Work is nearly completed on the boom of the world's biggest single-masted superyacht now docked in Auckland.

Dave Ridley, Hall Spars & Rigging NZ's operations manager, said the carbon fibre boom of M5 was at the Silverdale factory where work was nearing completion.

M5, estimated to be worth US$50m is moored at Silo Dock in the Wynyard Quarter for repairs. Its boom is set to be fitted back onto the vessel next month.

Ridley estimated that boom weighed about 5 tonne, "equivalent to above five cars".


"It's 28m long - about as big as a standard mast but very big for a boom," Ridley said, telling how it was trucked from the Wynyard Quarter where the yacht is alongside Orams Marine Village on Beaumont St.

The 78m yacht is the largest sloop or single-masted yacht built.

"At 92ft or 28m long and 6.5ft or 2m wide, the boom dwarfs everything else in the workshop," Ridley said.

In early August, that boom will be trucked from Silverdale to Babcock (NZ) at Devonport. M5 will be sailed across the harbour and moored at the end of Queens Parade ready to have the boom re-fitted.

"That will be around August 10. That's the only place where the boat can get close enough to the wharf for a crane to reach it," Ridley said.

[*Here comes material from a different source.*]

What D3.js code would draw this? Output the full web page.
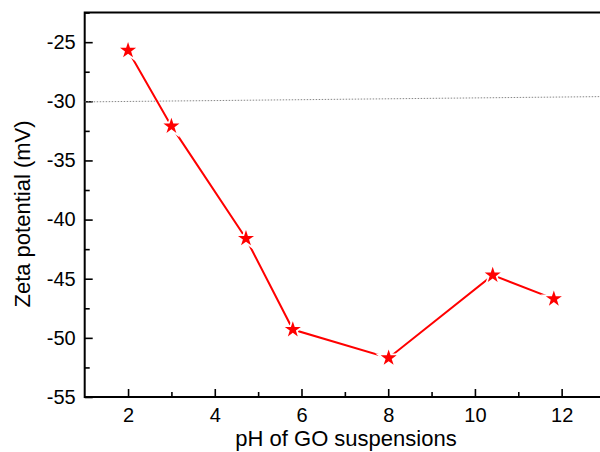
<!DOCTYPE html>
<html><head><meta charset="utf-8">
<script src="https://cdn.jsdelivr.net/npm/d3@7"></script>
<style>body{margin:0;background:#fff;}svg{display:block;font-family:"Liberation Sans",Arial,sans-serif;}</style>
</head><body>
<script>
const pH = [2, 3, 4.72, 5.8, 8.01, 10.41, 11.82];
const zeta = [-25.7, -32.1, -41.6, -49.3, -51.7, -44.7, -46.7];
const refX = [1, 13];
const refY = [-30.05, -29.6];
const xTicks = [2, 4, 6, 8, 10, 12];
const yTicks = [-55, -50, -45, -40, -35, -30, -25];

const W = 600, H = 452;
const svg = d3.select("body").append("svg").attr("width", W).attr("height", H);
const x = d3.scaleLinear().domain([1, 13]).range([84.7, 605]);
const y = d3.scaleLinear().domain([-55, -22.5]).range([397, 12.6]);

// frame
svg.append("path").attr("d", `M${x(13)+5},${y(-22.5)}H${x(1)}V${y(-55)}H${x(13)+5}`)
  .attr("fill","none").attr("stroke","#000").attr("stroke-width",2);

// ticks (inward)
const fmt = d => String(d);
const xAxis = d3.axisBottom(x).tickValues(xTicks).tickSize(-8).tickPadding(11).tickFormat(fmt);
svg.append("g").attr("transform",`translate(0,${y(-55)})`).call(xAxis);
const xMinor = d3.axisBottom(x).tickValues([3,5,7,9,11]).tickSize(-5).tickFormat("");
svg.append("g").attr("transform",`translate(0,${y(-55)})`).call(xMinor);
const yAxis = d3.axisLeft(y).tickValues(yTicks).tickSize(-8).tickPadding(9).tickFormat(fmt);
svg.append("g").attr("transform",`translate(${x(1)},0)`).call(yAxis);
const yMinor = d3.axisLeft(y).tickValues([-52.5,-47.5,-42.5,-37.5,-32.5,-27.5,-22.5]).tickSize(-5).tickFormat("");
svg.append("g").attr("transform",`translate(${x(1)},0)`).call(yMinor);
svg.selectAll(".domain").remove();
svg.selectAll(".tick line").attr("stroke","#000").attr("stroke-width",1.6);
svg.selectAll(".tick text").attr("font-size",20).attr("fill","#000").attr("font-family","Liberation Sans, Arial, sans-serif");

// reference dotted line
svg.append("line").attr("x1",x(refX[0])).attr("y1",y(refY[0])).attr("x2",x(refX[1])).attr("y2",y(refY[1]))
  .attr("stroke","#888").attr("stroke-width",1).attr("stroke-dasharray","1.5,1.5");

// series
const pts = pH.map((v,i)=>[v, zeta[i]]);
svg.append("path").datum(pts).attr("d", d3.line().x(d=>x(d[0])).y(d=>y(d[1])))
  .attr("fill","none").attr("stroke","#ff0000").attr("stroke-width",2);
const star = d3.symbol().type(d3.symbolStar).size(80);
svg.selectAll(".s").data(pts).join("path").attr("class","s")
  .attr("transform",d=>`translate(${x(d[0])},${y(d[1])})`).attr("d",star)
  .attr("fill","#ff0000").attr("stroke","#fff").attr("stroke-width",3.5).attr("paint-order","stroke");

// titles
svg.append("text").attr("x",346).attr("y",446).attr("text-anchor","middle").attr("font-size",22).text("pH of GO suspensions");
svg.append("text").attr("transform","translate(30,214) rotate(-90)").attr("text-anchor","middle").attr("font-size",22).text("Zeta potential (mV)");
</script>
</body></html>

"It's exciting for the team to have gear of this size here. Having the experience, facilities, and capacity to work on any rig is key in our philosophy of providing world class customer service for any client.

Asked why the boat was being repaired here, Ridley said the owner liked the South Pacific.

M5 is owned by Texas oil billionaire Rodney Lewis.

"By having it in the shop, we've got the best scenario possible with all facilities in place and the tools and personnel on hand to carry out the job efficiently with no travel time," Ridley said.

Four staff have been working full time on the boom with support from engineers at Gurit to carry out a full ultrasound on the boom.

Upgrades have been made to the boom's structural areas, with some parts of it replaced.

In the Wynyard Quarter, repairs have also been carried out to M5's fibreglass diesel tanks which have been tested for any leaks or faults.

Workers at the dock said an epoxy resin coating was applied to those tanks.